Wednesday, February 17, 2010

Artisan Bread

Here's a recipe for the bread that I absolutely love. I recently mentioned it in another cooking post on my personal blog here. This bread is SO EASY. Requires no kneading, no special attention. It makes 4 loaves but you don't have to make them all at once. And the bread itself is crunchy on the outside and soft and chewy on the inside. Great for dipping in olive oil, for soaking up sauce or gravy, or for spreading with butter just for the heck of it. Try it. You won't be disappointed.
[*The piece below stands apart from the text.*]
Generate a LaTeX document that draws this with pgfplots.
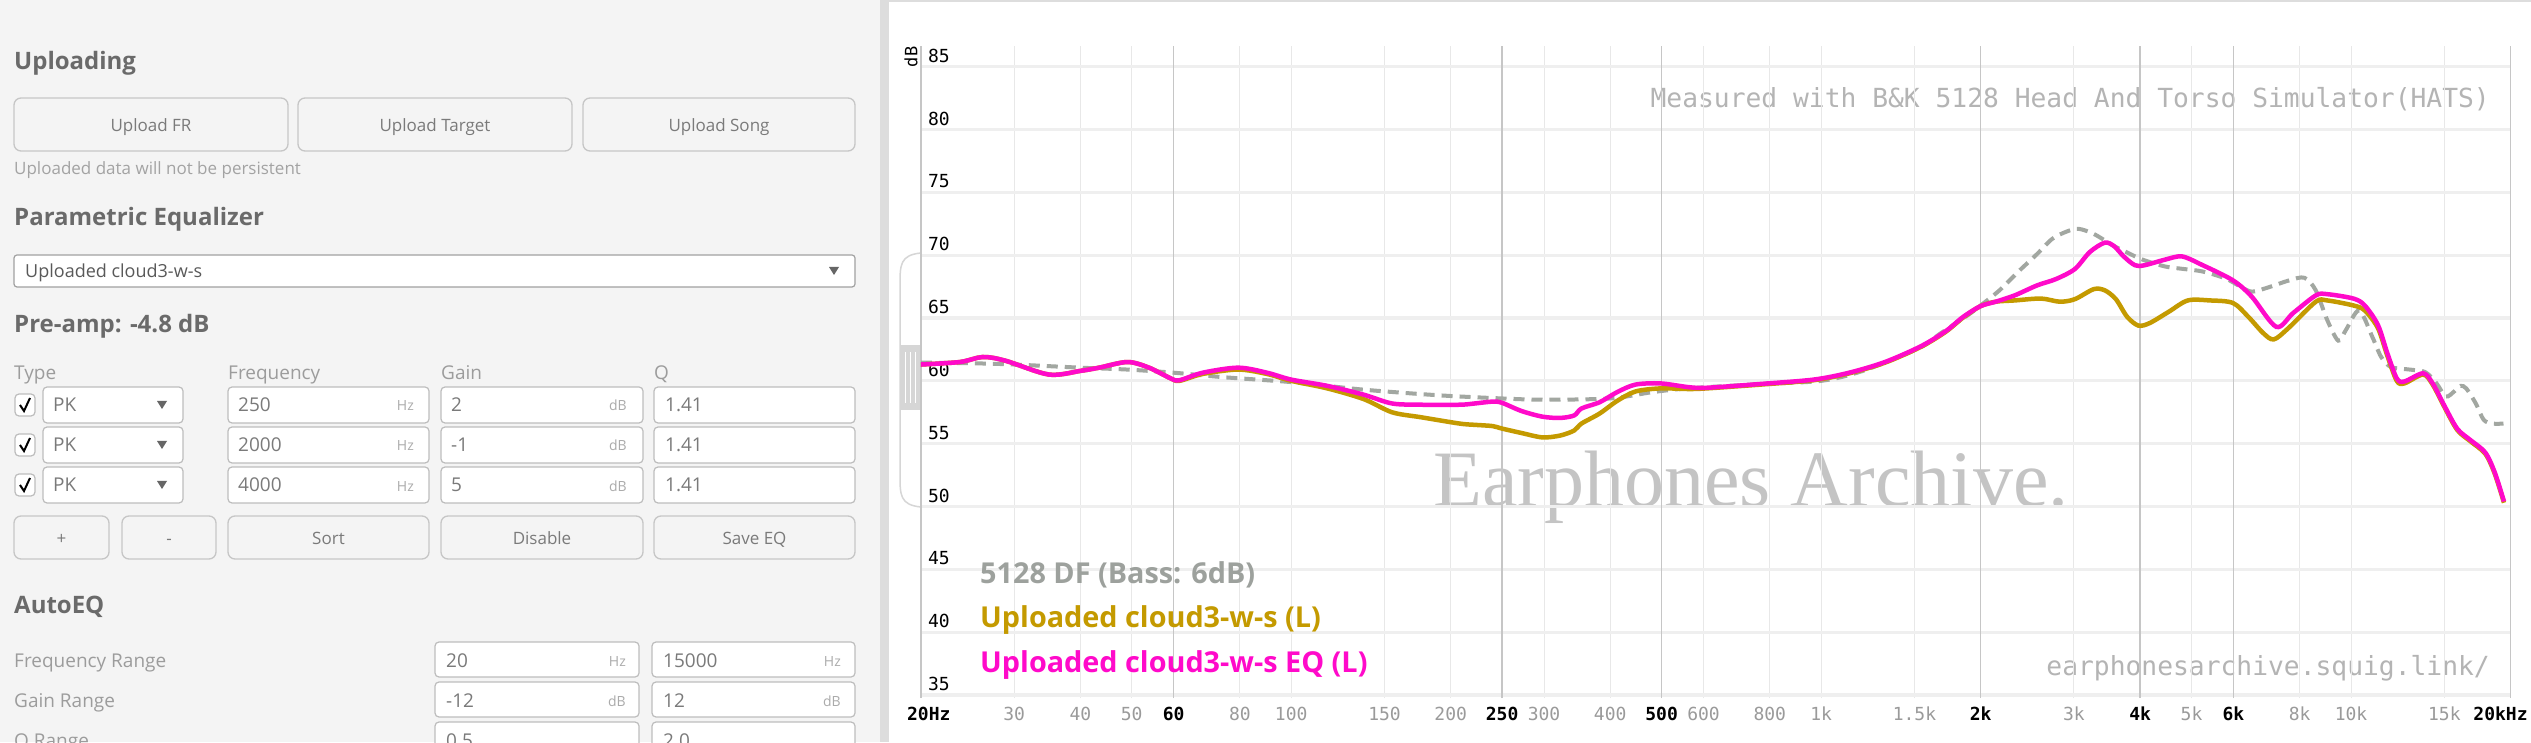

1 1/2 tbsp yeast (about 2 packets)
1 1/2 tbsp kosher salt
6 1/2 cups flour
cornmeal, water

In a large bowl or plastic container, mix yeast and salt into 3 cups warm water. Let it sit for a minute or two. Stir in flour, mixing until there are no dry patches. Dough will be quite loose. Cover but not with airtight lid. Let dough rise at room tempeature 2 hours (or up to 5 hours). In our house, which is cold in the wintertime, I usually let it rise 3-5 hours.

Get ready to bake at this point or refrigerate, covered, for as long as 2 weeks.

When ready to bake, sprinkle a little flour on dough and cut off a grapefruit size piece with serrated knife. Turn dough in hands to lightly stretch surface, creating a rounded top and a lumpy bottom. Put dough on pizza peel sprinkled with cornmeal; let rest 40 minutes. Repeat with remaining dough or refrigerate it.

Place broiler pan on bottom of oven. Place baking stone on middle rack and turn oven to 450 degrees; heat stone at that temperature for 20 minutes.

Dust loaves with flour. Slash top with sharp knife 2 or 3 times. Slide onto stone. Pour one cup hot water into broiler pan and shut oven quickly to trap steam (this is what will give the bread it's crusty yummy exterior). Bake until well browned, about 30 minutes. Cool.

Yeild 4 loaves.

Notes:
- If you don't have a pizza stone, stretch rounded dough into oval and place in a greased nonstick loaf pan. Let rest 40 minutes. Heat oven to 450 degrees for 5 minutes. Place pan on middle rack.
- If the dough is refrigerated, it will need a little longer to warm up before you bake it. Maybe an hour, maybe 90 minutes depending on the temp of your house. Ours is cold, so it takes awhile.
- This dough will keep in your fridge for up to 2 weeks, so you don't have to make it all at once if you don't want to.
- I wish I could find the link for this recipe. There was an article about it in the New York times a couple years ago and our friend referred it to us.